> [RECORDS SHOWN]:
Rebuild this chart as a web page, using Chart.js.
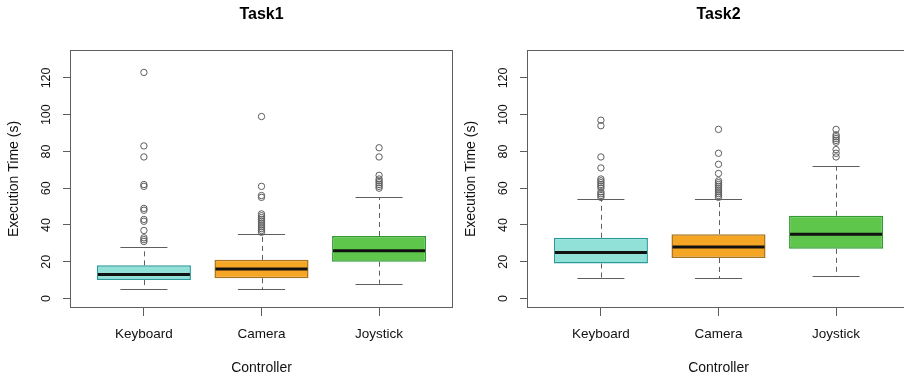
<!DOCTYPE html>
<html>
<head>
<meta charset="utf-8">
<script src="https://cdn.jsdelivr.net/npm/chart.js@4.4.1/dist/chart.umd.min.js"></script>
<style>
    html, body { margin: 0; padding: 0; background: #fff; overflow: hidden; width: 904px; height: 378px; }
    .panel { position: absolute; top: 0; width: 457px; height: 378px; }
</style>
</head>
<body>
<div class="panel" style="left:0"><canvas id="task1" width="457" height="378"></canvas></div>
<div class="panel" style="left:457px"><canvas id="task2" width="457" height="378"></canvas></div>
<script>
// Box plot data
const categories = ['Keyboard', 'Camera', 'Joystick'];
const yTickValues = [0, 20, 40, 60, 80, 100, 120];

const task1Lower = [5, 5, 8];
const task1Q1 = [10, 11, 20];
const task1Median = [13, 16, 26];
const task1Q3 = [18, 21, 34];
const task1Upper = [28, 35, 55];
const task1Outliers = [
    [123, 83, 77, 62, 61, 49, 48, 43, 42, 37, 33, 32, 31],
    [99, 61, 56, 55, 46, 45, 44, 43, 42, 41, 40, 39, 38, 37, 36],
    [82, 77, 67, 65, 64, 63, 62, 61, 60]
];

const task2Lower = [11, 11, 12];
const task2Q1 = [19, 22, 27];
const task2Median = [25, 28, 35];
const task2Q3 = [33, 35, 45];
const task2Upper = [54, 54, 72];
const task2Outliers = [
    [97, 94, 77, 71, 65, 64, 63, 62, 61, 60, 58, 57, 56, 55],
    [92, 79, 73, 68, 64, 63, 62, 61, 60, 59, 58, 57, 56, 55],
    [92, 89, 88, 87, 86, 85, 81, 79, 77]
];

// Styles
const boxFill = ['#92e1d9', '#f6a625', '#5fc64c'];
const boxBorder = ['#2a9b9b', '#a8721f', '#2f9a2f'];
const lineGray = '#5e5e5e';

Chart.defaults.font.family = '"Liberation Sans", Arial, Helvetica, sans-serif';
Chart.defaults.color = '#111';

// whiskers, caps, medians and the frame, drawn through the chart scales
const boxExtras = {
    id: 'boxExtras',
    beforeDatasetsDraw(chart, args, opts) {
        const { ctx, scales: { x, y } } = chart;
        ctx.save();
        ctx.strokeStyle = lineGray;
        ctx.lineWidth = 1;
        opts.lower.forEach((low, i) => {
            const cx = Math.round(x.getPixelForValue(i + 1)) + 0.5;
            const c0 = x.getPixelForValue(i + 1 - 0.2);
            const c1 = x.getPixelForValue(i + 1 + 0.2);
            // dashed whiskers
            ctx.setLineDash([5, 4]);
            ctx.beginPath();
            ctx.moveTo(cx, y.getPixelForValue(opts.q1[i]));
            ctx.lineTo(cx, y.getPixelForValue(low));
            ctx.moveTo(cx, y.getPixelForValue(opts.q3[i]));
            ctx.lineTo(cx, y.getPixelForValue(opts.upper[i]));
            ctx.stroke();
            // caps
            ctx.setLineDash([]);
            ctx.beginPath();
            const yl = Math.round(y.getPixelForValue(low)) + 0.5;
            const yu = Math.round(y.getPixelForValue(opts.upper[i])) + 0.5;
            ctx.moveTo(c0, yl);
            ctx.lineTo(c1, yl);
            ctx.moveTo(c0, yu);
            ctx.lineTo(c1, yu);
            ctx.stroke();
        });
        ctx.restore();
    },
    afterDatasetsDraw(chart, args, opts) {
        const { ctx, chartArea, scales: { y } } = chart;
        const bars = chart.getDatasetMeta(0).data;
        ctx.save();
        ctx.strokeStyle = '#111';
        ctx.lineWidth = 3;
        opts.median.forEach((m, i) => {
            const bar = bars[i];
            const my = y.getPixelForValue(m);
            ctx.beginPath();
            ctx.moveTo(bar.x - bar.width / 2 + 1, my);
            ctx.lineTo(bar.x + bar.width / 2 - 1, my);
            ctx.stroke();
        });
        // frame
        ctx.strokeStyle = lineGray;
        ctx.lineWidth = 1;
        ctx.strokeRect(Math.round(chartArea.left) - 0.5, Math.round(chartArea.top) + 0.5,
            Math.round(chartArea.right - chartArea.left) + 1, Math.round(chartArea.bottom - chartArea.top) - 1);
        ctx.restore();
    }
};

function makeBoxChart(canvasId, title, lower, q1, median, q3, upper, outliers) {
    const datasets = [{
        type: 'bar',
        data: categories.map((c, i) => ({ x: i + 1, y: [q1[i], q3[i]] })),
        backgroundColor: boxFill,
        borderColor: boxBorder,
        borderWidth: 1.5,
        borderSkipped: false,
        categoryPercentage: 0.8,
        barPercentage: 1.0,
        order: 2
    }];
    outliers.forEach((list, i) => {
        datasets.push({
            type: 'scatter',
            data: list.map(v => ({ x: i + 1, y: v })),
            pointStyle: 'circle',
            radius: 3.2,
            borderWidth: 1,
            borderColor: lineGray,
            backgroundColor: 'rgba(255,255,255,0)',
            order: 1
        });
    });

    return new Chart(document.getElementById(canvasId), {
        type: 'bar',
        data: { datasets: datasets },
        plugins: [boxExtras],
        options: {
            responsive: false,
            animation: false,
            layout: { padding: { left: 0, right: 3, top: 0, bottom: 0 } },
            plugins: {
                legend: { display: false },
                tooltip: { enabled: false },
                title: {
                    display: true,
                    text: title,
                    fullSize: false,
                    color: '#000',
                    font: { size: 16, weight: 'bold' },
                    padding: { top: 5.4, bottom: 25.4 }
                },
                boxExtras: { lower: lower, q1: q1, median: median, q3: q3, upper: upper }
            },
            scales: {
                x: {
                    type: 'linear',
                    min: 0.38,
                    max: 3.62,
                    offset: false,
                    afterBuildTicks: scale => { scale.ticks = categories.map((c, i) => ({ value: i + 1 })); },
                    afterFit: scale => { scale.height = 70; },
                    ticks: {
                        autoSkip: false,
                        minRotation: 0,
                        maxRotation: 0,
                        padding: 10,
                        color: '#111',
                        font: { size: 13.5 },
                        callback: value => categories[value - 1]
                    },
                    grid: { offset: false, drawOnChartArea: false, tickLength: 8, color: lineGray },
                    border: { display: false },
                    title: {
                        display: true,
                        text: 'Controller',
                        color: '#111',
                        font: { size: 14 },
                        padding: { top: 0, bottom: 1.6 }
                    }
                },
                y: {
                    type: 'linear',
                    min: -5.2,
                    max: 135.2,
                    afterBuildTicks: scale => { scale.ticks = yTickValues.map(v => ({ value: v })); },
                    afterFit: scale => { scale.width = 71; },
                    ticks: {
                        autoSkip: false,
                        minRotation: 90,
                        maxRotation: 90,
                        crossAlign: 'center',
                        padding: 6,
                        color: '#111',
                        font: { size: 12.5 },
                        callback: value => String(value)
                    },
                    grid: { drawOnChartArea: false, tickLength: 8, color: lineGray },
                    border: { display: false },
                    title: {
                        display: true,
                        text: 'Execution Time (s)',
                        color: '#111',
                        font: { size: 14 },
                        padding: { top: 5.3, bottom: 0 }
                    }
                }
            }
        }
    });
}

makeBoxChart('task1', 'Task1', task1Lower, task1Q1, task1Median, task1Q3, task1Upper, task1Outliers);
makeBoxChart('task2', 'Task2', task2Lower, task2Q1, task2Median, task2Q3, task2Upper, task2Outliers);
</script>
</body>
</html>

---

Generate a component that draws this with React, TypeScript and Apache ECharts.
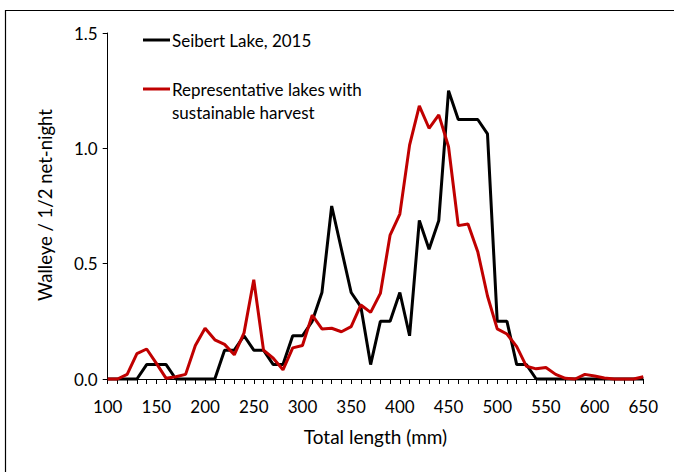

> [GIVEN EXERCISE]: Above are records; repeat only the lines from the line with "Rebuild this chart" through the line with "Chart.defaults.color = '#111';", and leave pictures out.

> [ANSWER TO THE TASK]:
Rebuild this chart as a web page, using Chart.js.
<!DOCTYPE html>
<html>
<head>
<meta charset="utf-8">
<script src="https://cdn.jsdelivr.net/npm/chart.js@4.4.1/dist/chart.umd.min.js"></script>
<style>
    html, body { margin: 0; padding: 0; background: #fff; overflow: hidden; width: 904px; height: 378px; }
    .panel { position: absolute; top: 0; width: 457px; height: 378px; }
</style>
</head>
<body>
<div class="panel" style="left:0"><canvas id="task1" width="457" height="378"></canvas></div>
<div class="panel" style="left:457px"><canvas id="task2" width="457" height="378"></canvas></div>
<script>
// Box plot data
const categories = ['Keyboard', 'Camera', 'Joystick'];
const yTickValues = [0, 20, 40, 60, 80, 100, 120];

const task1Lower = [5, 5, 8];
const task1Q1 = [10, 11, 20];
const task1Median = [13, 16, 26];
const task1Q3 = [18, 21, 34];
const task1Upper = [28, 35, 55];
const task1Outliers = [
    [123, 83, 77, 62, 61, 49, 48, 43, 42, 37, 33, 32, 31],
    [99, 61, 56, 55, 46, 45, 44, 43, 42, 41, 40, 39, 38, 37, 36],
    [82, 77, 67, 65, 64, 63, 62, 61, 60]
];

const task2Lower = [11, 11, 12];
const task2Q1 = [19, 22, 27];
const task2Median = [25, 28, 35];
const task2Q3 = [33, 35, 45];
const task2Upper = [54, 54, 72];
const task2Outliers = [
    [97, 94, 77, 71, 65, 64, 63, 62, 61, 60, 58, 57, 56, 55],
    [92, 79, 73, 68, 64, 63, 62, 61, 60, 59, 58, 57, 56, 55],
    [92, 89, 88, 87, 86, 85, 81, 79, 77]
];

// Styles
const boxFill = ['#92e1d9', '#f6a625', '#5fc64c'];
const boxBorder = ['#2a9b9b', '#a8721f', '#2f9a2f'];
const lineGray = '#5e5e5e';

Chart.defaults.font.family = '"Liberation Sans", Arial, Helvetica, sans-serif';
Chart.defaults.color = '#111';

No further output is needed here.